My friends Patrick and Margot gave me a paperback of Mikhail Lermontov’s 1840 novel A Hero of Our Time, translated by Paul Foote.
Reading the introduction, I was struck by the similarity between the idea of the protagonists of Russian novels from this period as “superfluous men” “set apart by their superior talents from the mediocre society in which they were born, but doomed to waste their lives, partly through lack of opportunity to fulfil themselves, though also, in most cases, because they themselves lacked any real sense of purpose or strength of will” and the notion of “elite overproduction” recently discussed in The Economist and elsewhere.
The introduction quotes the Russian literary critic Belinsky explaining how the Byronic protagonists of the novels of this period must be “characterized either by decisive inaction, or else by futile activity.”
Defining their term, The Economist says:
Elite overproduction can also help explain the malaise gripping the rich world of late. It has become extraordinarily difficult for a young person to achieve elite status, even if she works hard and goes to the best university. House prices are so high that only inheritors stand a chance of emulating the living conditions of their parents. The power of a few “superstar” firms means that there are few genuinely prestigious jobs around. Mr Turchin reckons that each year America produces some 25,000 “surplus” lawyers. Over 30% of British graduates are “overeducated” relative to their jobs.

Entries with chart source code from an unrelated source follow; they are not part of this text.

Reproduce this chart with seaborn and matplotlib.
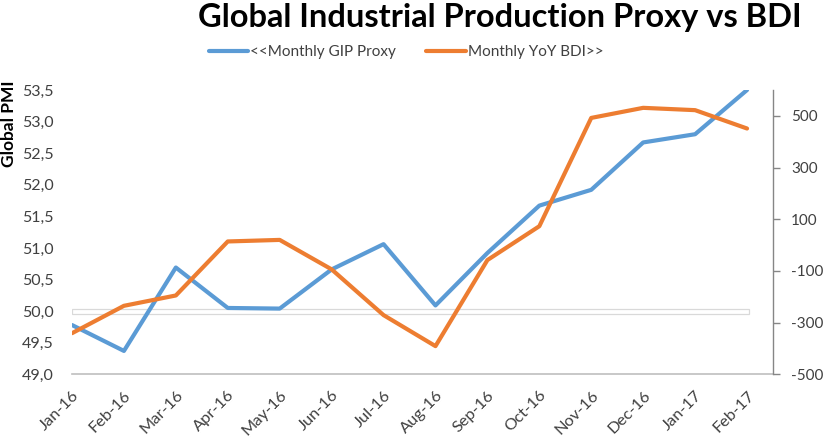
import numpy as np
import pandas as pd
import matplotlib
matplotlib.use("Agg")
import matplotlib.pyplot as plt
import seaborn as sns
from matplotlib.patches import Rectangle
from matplotlib.lines import Line2D

months = ["Jan-16", "Feb-16", "Mar-16", "Apr-16", "May-16", "Jun-16", "Jul-16",
          "Aug-16", "Sep-16", "Oct-16", "Nov-16", "Dec-16", "Jan-17", "Feb-17"]
gip_proxy = [49.78, 49.37, 50.69, 50.05, 50.04, 50.66, 51.06,
             50.09, 50.92, 51.67, 51.92, 52.67, 52.80, 53.50]
yoy_bdi = [-341, -235, -195, 14, 20, -94, -271,
           -391, -58, 73, 492, 531, 522, 451]
left_ticks = [49.0, 49.5, 50.0, 50.5, 51.0, 51.5, 52.0, 52.5, 53.0, 53.5]
right_ticks = [-500, -300, -100, 100, 300, 500]

sns.set_theme(style="white")
plt.rcParams['font.family'] = ['Lato', 'DejaVu Sans']

blue = "#5B9BD5"
orange = "#ED7D31"
txt = "#404040"

df = pd.DataFrame({"pos": np.arange(len(months)), "month": months,
                   "gip": gip_proxy, "bdi": yoy_bdi})

fig = plt.figure(figsize=(8.23, 4.37), dpi=100)
ax = fig.add_axes([72/823, 1-374.3/437, (773-72)/823, (374.3-90)/437])
ax2 = ax.twinx()

# odd white band at 50.0
ax.add_patch(Rectangle((0, 49.955), 13.04, 0.08, facecolor="white",
                       edgecolor="#d9d9d9", lw=0.9, zorder=1))

sns.lineplot(data=df, x="pos", y="gip", ax=ax, color=blue, lw=3, zorder=3)
sns.lineplot(data=df, x="pos", y="bdi", ax=ax2, color=orange, lw=3, zorder=3)

ax.set_xlim(0, 13.5)
ax.set_ylim(49.0, 53.5)
ax2.set_ylim(-500, 600)

ax.set_yticks(left_ticks)
ax.set_yticklabels([f"{v:.1f}".replace(".", ",") for v in left_ticks],
                   fontsize=11.5, color=txt)
ax2.set_yticks(right_ticks)
ax2.set_yticklabels([str(v) for v in right_ticks], fontsize=11, color=txt)

ax.set_xticks(df["pos"])
ax.set_xticklabels(months, rotation=45, ha="right", rotation_mode="anchor",
                   fontsize=11.8, color=txt)
ax.tick_params(axis="x", length=0, pad=10)
ax.tick_params(axis="y", length=0, pad=13)
ax2.tick_params(axis="y", length=5, width=1, color="#868686", direction="out", pad=8, right=True)

ax.set_xlabel("")
ax.set_ylabel("")
ax2.set_ylabel("")
for s in ["top", "left", "right"]:
    ax.spines[s].set_visible(False)
for s in ["top", "left", "bottom"]:
    ax2.spines[s].set_visible(False)
ax.spines["bottom"].set_color("#bfbfbf")
ax.spines["bottom"].set_linewidth(1.2)
ax2.spines["right"].set_color("#868686")
ax2.spines["right"].set_linewidth(1)
ax.grid(False)
ax2.grid(False)

fig.text(500/823, 1-17/437, "Global Industrial Production Proxy vs BDI",
         ha="center", va="center", fontsize=23.5, fontweight="bold", color="black")
fig.text(9/823, 1-124/437, "Global PMI", rotation=90, ha="center", va="center",
         fontsize=12.5, fontweight="bold", color="black")

handles = [Line2D([], [], color=blue, lw=3), Line2D([], [], color=orange, lw=3)]
fig.legend(handles, ["<<Monthly GIP Proxy", "Monthly YoY BDI>>"],
           loc="center", bbox_to_anchor=(406/823, 1-52/437), ncol=2, frameon=False,
           fontsize=11, handlelength=2.6, handletextpad=0.1, columnspacing=2.0,
           labelcolor=txt)

fig.savefig("out.png", dpi=100)
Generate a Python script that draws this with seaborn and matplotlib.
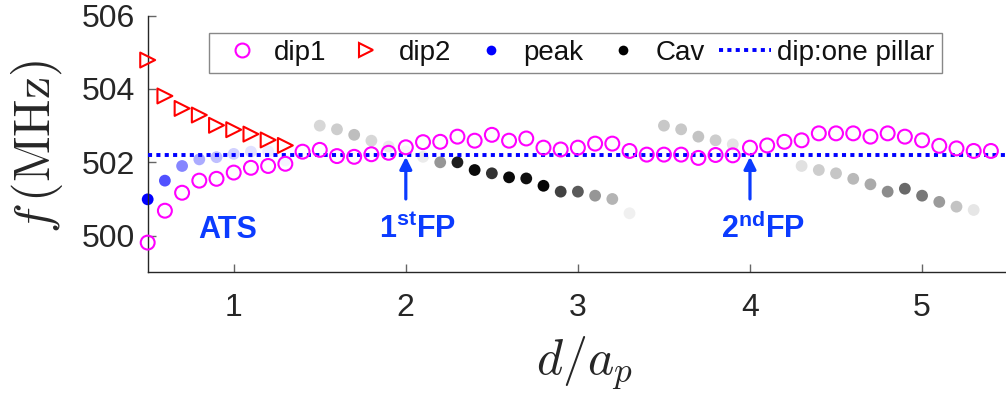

These two related concepts seem to illustrate some of the pathologies of our partly-meritocratic but also increasingly oligarchic society, where one-time educational status markers are being eroded through a race for credentials which democratizes participation but leaves everyone who succeeds with less distinction. People who generations ago would have ended their educational careers bored out of their brains and doing the absolute minimum in high school now seem to frequently add on four more years of the same in college, hoping for but less and less in a position to expect social status and economic security as a result.